Crime novelist Rachel Howzell Hall pivots to new adult romantasy with The Last One (Red Tower, July 2024). “It’s still a ‘Rachel Howzell Hall story’ that wrangles with why we do the things that we do,” she says. “I’m just coming at it in a different way.” The author spoke with PW about riding the romantasy wave.

How did you go about world building?

I’m a gamer. I play The Witcher, Starfield, Skyrim, Dragon Age, Dragon Quest—all of them. The best video games are the best stories. These games shape how we think about the world, and how we think about the genre. When I created my world, I knew it would have both order and wrongdoing. You can’t have light without dark. I created gods and a world that’s grounded in our belief systems but also questions how we believe and who gets to decide what we believe.

Coming from a crime fiction background, how was it to embrace the conventions of the romance genre?

I’m a pragmatic romantic in real life: it’d be nice, but if it doesn’t happen, that’s fine. Even though I’m hard like that, there are things I treasure and value, like my daughter. Unconditional love, how we hurt the ones we love, how we’re scared to love—that’s what my editors are helping bring out. Kai, the main character, is cynical and snarky­­, not for the sake of being snarky, but because she’s been hurt and disappointed. She doesn’t know who she is. How can she properly love when she doesn’t know what it is to be loved or what she needs to be loved?
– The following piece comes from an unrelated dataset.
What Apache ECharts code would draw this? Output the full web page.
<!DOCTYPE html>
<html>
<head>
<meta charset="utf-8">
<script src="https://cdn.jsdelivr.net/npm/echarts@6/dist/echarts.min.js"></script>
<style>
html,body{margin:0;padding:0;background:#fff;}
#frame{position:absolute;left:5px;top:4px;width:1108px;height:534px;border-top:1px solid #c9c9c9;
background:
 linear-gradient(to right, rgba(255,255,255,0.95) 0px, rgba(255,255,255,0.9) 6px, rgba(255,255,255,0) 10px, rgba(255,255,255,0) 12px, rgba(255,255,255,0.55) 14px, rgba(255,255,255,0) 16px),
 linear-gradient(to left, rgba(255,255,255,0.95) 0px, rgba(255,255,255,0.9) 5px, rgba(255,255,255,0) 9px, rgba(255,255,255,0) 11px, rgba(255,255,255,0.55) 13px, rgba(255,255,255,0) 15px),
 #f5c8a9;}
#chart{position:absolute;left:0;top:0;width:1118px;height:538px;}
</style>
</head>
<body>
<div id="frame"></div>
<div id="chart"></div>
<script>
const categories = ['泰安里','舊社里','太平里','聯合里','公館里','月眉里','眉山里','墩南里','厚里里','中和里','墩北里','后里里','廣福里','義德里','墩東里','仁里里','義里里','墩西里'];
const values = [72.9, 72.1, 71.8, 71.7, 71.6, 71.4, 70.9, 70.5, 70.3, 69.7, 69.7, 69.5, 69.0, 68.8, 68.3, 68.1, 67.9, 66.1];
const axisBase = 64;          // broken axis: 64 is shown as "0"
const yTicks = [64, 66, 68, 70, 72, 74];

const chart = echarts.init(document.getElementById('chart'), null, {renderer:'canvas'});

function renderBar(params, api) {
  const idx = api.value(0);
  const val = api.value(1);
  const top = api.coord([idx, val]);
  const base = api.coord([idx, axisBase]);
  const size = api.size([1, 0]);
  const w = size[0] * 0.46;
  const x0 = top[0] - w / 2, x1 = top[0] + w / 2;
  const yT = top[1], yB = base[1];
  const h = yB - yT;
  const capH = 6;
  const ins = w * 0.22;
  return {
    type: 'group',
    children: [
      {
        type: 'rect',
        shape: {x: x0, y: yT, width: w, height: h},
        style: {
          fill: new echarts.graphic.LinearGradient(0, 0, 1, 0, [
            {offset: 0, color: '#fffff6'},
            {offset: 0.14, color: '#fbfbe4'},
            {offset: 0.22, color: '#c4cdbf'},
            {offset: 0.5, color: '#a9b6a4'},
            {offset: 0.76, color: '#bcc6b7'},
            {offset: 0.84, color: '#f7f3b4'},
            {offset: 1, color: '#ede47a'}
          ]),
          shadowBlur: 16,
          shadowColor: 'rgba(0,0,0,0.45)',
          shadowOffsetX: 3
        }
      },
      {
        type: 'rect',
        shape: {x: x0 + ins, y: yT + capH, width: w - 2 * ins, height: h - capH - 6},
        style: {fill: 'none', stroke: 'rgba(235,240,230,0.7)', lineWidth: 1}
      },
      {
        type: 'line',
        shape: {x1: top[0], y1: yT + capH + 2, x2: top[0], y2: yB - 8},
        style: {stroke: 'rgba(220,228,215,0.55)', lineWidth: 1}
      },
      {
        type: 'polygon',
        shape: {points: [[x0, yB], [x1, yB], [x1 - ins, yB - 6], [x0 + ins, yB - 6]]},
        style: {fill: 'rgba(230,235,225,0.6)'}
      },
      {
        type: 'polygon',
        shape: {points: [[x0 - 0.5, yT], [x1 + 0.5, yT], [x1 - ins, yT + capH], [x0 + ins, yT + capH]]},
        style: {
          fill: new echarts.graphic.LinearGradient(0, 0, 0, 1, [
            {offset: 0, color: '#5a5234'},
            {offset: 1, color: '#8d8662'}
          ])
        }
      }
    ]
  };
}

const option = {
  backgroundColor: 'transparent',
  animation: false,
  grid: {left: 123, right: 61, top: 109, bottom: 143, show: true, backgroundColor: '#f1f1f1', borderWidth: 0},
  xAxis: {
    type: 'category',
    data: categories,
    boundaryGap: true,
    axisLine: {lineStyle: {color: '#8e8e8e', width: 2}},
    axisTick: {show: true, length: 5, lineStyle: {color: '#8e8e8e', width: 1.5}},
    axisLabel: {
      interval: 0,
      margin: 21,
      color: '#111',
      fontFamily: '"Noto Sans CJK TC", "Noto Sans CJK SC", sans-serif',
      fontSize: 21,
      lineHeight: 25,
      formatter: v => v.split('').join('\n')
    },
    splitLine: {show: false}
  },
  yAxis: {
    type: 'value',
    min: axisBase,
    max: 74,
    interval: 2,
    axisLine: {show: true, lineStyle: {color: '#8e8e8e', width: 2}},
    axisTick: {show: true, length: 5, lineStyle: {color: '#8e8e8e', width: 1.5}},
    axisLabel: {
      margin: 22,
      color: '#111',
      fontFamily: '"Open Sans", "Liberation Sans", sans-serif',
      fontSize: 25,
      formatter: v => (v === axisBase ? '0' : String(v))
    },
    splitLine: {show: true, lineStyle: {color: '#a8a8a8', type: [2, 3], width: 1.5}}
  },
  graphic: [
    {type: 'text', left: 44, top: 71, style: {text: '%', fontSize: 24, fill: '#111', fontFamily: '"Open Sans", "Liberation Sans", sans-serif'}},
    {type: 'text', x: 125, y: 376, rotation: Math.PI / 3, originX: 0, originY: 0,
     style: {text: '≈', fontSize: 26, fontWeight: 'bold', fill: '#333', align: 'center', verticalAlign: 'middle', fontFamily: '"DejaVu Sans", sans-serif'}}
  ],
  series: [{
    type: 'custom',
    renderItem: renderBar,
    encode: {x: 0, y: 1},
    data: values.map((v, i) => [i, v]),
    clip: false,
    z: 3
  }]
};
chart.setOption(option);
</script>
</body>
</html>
How do you see this series in conversation with your crime novels?

I’m interested in transgression. Who gets to decide what transgression is and what its punishment is? Why do powerful people sometimes forget the rest of their town or realm when making decisions that affect other lives? I explored that in my crime and mystery stuff, and I’m doing that now. My books also question what you’ve been taught to believe. If Kai is all-powerful, why does she need guards? If god is all-powerful, why does he need angels? I grew up Seventh Day Adventist, and was steeped in dos and don’ts. I’m asking things that I was always told not to ask. It’s fun and scary. In some ways, I’m transgressing.

What’s it like to debut in this very popular genre?

I’m agog. How are all these people reading all these books? In crime, we have our fans, but it’s nothing like this. People are preordering my book, and it only has a two-sentence description. I’m saving all kinds of things in my brain so I can reach back to them; somehow this experience is going to find its way into the things I write. I’m also scared. There could be more readers for this one book than probably all the readers I’ve had in crime and mystery. I’ve done well, but this is a different sort of “doing well.”